A: We see significant opportunity for operating leverage driven by NIM reflation to the 3.25% to 3.40% range, providing strong tailwinds over time. The NIM improvement largely drops straight to the bottom line as it doesn't entail additional expenses. While fee growth, particularly in capital markets and wealth, comes with associated costs, overall operating leverage should be quite positive when we look out over the 2025 to 2027 period. -
Front Book/Back Book Benefits
Q: How do front book/back book dynamics contribute to NIM expansion?
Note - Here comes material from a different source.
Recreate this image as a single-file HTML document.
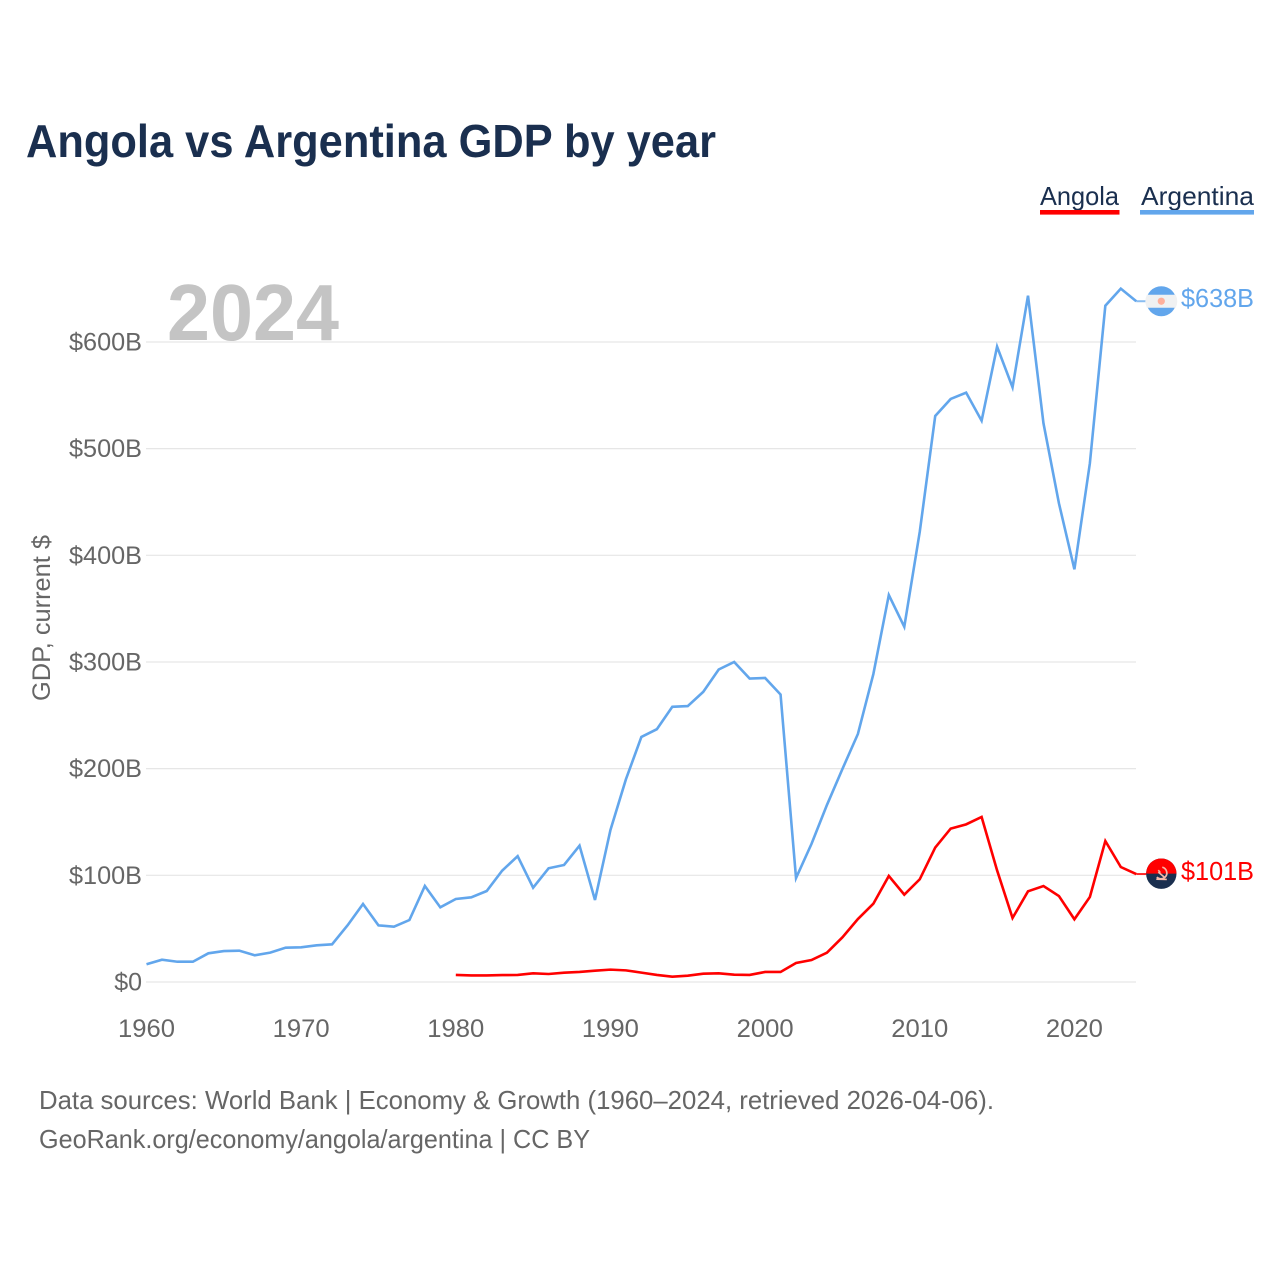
<!DOCTYPE html>
<html lang="en">
<head>
<meta charset="utf-8">
<title>Angola vs Argentina GDP by year</title>
<style>
html,body{margin:0;padding:0;background:#fff;}
svg{display:block;font-family:"Liberation Sans",sans-serif;}
</style>
</head>
<body>
<svg id="chart" xmlns="http://www.w3.org/2000/svg" width="1280" height="1280" viewBox="0 0 1280 1280">
  <rect width="1280" height="1280" fill="#ffffff"/>
  <text x="26" y="157" font-size="46" font-weight="700" fill="#1a2f4f" textLength="690" lengthAdjust="spacingAndGlyphs">Angola vs Argentina GDP by year</text>

  <g>
    <text x="1040" y="205" font-size="26" fill="#1a2f4f" textLength="79" lengthAdjust="spacingAndGlyphs">Angola</text>
    <rect x="1040" y="210" width="79.5" height="4.6" fill="#ff0000"/>
  </g>
  <g>
    <text x="1141" y="205" font-size="26" fill="#1a2f4f" textLength="113" lengthAdjust="spacingAndGlyphs">Argentina</text>
    <rect x="1140" y="210" width="114" height="4.6" fill="#62a6ec"/>
  </g>

  <text transform="translate(50 618) rotate(-90)" text-anchor="middle" font-size="25" fill="#666666" textLength="166" lengthAdjust="spacingAndGlyphs">GDP, current $</text>

  <g id="grid"></g>
  <text x="167" y="340" font-size="80" font-weight="700" fill="#c4c4c4" textLength="172" lengthAdjust="spacingAndGlyphs">2024</text>
  <g id="yticks"></g>
  <g id="xticks"></g>
  <g id="series"></g>
  <g id="ends"></g>

  <text x="39" y="1109" font-size="26" fill="#666666" textLength="955" lengthAdjust="spacingAndGlyphs">Data sources: World Bank | Economy &amp; Growth (1960–2024, retrieved 2026-04-06).</text>
  <text x="39" y="1148" font-size="26" fill="#666666" textLength="551" lengthAdjust="spacingAndGlyphs">GeoRank.org/economy/angola/argentina | CC BY</text>
</svg>
<script>
const years = [1960,1961,1962,1963,1964,1965,1966,1967,1968,1969,1970,1971,1972,1973,1974,1975,1976,1977,1978,1979,1980,1981,1982,1983,1984,1985,1986,1987,1988,1989,1990,1991,1992,1993,1994,1995,1996,1997,1998,1999,2000,2001,2002,2003,2004,2005,2006,2007,2008,2009,2010,2011,2012,2013,2014,2015,2016,2017,2018,2019,2020,2021,2022,2023,2024];
const argentina = [16.6,20.9,19,19,26.9,29,29.4,25,27.5,32.2,32.5,34.4,35.3,53.1,73.1,53.1,51.9,58.1,90,70,77.8,79.4,85.3,104.4,118,88.4,106.6,109.7,127.8,76.9,142.5,190,229.7,237,258,258.7,272,293,300,284.5,285,269.5,97.5,129.5,166,199.7,232.5,288.7,362.8,333,422,530.6,546.6,552.5,526.2,595.6,557.5,643.4,523.8,448.8,386.9,486.3,634,650,638.2];
const angola = [null,null,null,null,null,null,null,null,null,null,null,null,null,null,null,null,null,null,null,null,6.6,6.2,6.2,6.5,6.6,8.1,7.5,8.7,9.4,10.6,11.6,10.9,8.8,6.6,5,5.9,7.8,8.1,6.9,6.6,9.4,9.4,17.8,20.6,27.5,41.9,59,73.4,99.4,81.9,96.3,126,143.8,147.8,154.7,104.7,60,85,90,80.6,58.8,79.7,132.2,107.8,101.2];
const yTickValues = [0,100,200,300,400,500,600];
const xTickYears = [1960,1970,1980,1990,2000,2010,2020];

const NS = 'http://www.w3.org/2000/svg';
function xScale(year){ return 146.5 + (year - 1960) * 15.465; }
function yScale(value){ return 982 - value * 1.0667; }
function make(tag, parent, attrs){
  const el = document.createElementNS(NS, tag);
  for (const k in attrs) el.setAttribute(k, attrs[k]);
  parent.appendChild(el);
  return el;
}
function money(v){ return '$' + Math.round(v) + (v === 0 ? '' : 'B'); }
function linePath(values){
  let d = '';
  let pen = false;
  values.forEach(function(v, i){
    if (v === null) { pen = false; return; }
    d += (pen ? 'L' : 'M') + xScale(years[i]).toFixed(2) + ' ' + yScale(v).toFixed(2);
    pen = true;
  });
  return d;
}

const gridG = document.getElementById('grid');
const yTickG = document.getElementById('yticks');
yTickValues.forEach(function(v){
  const line = make('line', gridG, {x1:146, x2:1136, y1:yScale(v), y2:yScale(v), stroke:'#e6e6e6', 'stroke-width':1.2});
  
  
  const label = make('text', yTickG, {x:142, y:yScale(v) + 8.5, 'text-anchor':'end', 'font-size':25, fill:'#666666'});
  
  
  label.textContent = money(v);
  if (v !== 0) {
    label.setAttribute('textLength', 73);
    label.setAttribute('lengthAdjust', 'spacingAndGlyphs');
  }
});

const xTickG = document.getElementById('xticks');
xTickYears.forEach(function(y){
  const label = make('text', xTickG, {x:xScale(y), y:1037, 'text-anchor':'middle', 'font-size':25, fill:'#666666', textLength:57, lengthAdjust:'spacingAndGlyphs'});
  
  
  label.textContent = y;
});

const seriesG = document.getElementById('series');
const argLine = make('path', seriesG, {d:linePath(argentina), fill:'none', stroke:'#62a6ec', 'stroke-width':2.6, 'stroke-linejoin':'miter'});


const angLine = make('path', seriesG, {d:linePath(angola), fill:'none', stroke:'#ff0000', 'stroke-width':2.6, 'stroke-linejoin':'miter'});



const endsG = document.getElementById('ends');
const lastYear = years[years.length - 1];
const endX = xScale(lastYear);
const flagX = 1161.3;

/* Argentina end marker */
const argValue = argentina[argentina.length - 1];
const argY = yScale(argValue);
const argConn = make('line', endsG, {x1:endX, x2:flagX - 15, y1:argY, y2:argY, stroke:'#62a6ec', 'stroke-width':2, opacity:0.75});


const argFlag = make('g', endsG, {transform:'translate(' + flagX + ' ' + argY + ')'});


make('circle', argFlag, {r:15, fill:'#62a6ec'});
make('path', argFlag, {d:'M-14.4 -6.5H14.4A15 15 0 0 1 14.4 6.5H-14.4A15 15 0 0 1 -14.4 -6.5Z', fill:'#f0f1f2'});
make('circle', argFlag, {r:3.6, fill:'#ffb09c'});
const argLabel = make('text', endsG, {x:1181, y:argY + 6, 'font-size':26, fill:'#62a6ec', textLength:73, lengthAdjust:'spacingAndGlyphs'});


argLabel.textContent = money(argValue);

/* Angola end marker */
const angValue = angola[angola.length - 1];
const angY = yScale(angValue);
const angConn = make('line', endsG, {x1:endX, x2:flagX - 15, y1:angY, y2:angY, stroke:'#ff0000', 'stroke-width':2, opacity:0.85});


const angFlag = make('g', endsG, {transform:'translate(' + flagX + ' ' + (angY - 0.4) + ')'});


make('circle', angFlag, {r:15.2, fill:'#1a2f4f'});
make('path', angFlag, {d:'M-15.2 0A15.2 15.2 0 0 1 15.2 0Z', fill:'#ff0000'});
make('path', angFlag, {d:'M1 -6.5A6 6 0 0 1 3.5 3.8A6 6 0 0 1 -4.5 3.5', fill:'none', stroke:'#f5b8a8', 'stroke-width':1.7});
make('path', angFlag, {d:'M-5 5.5L5.5 5.8M-3 -1.5L3 3.5M-3 -3.5L-1 -1', fill:'none', stroke:'#f5b8a8', 'stroke-width':1.6});
const angLabel = make('text', endsG, {x:1181, y:angY + 6, 'font-size':26, fill:'#ff0000', textLength:73, lengthAdjust:'spacingAndGlyphs'});


angLabel.textContent = money(angValue);
</script>
</body>
</html>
A: As fixed-rate assets in our loan and securities portfolios turn over, we capture a spread benefit of 200 to 300 basis points in the current rate environment. Approximately $750 million of residential mortgages and a similar amount of securities roll off quarterly, and the new assets are booked at higher yields. This ongoing dynamic significantly contributes to NIM expansion over the next couple of years. -
Securities Repositioning Plans
Q: Will you utilize excess capital for securities repositioning?
A: We do not plan a large-scale securities repositioning. We actively manage the securities portfolio on an ongoing basis, but given the built-in momentum to raise NIM, there's no need to deploy capital for timing shifts in NIM expansion.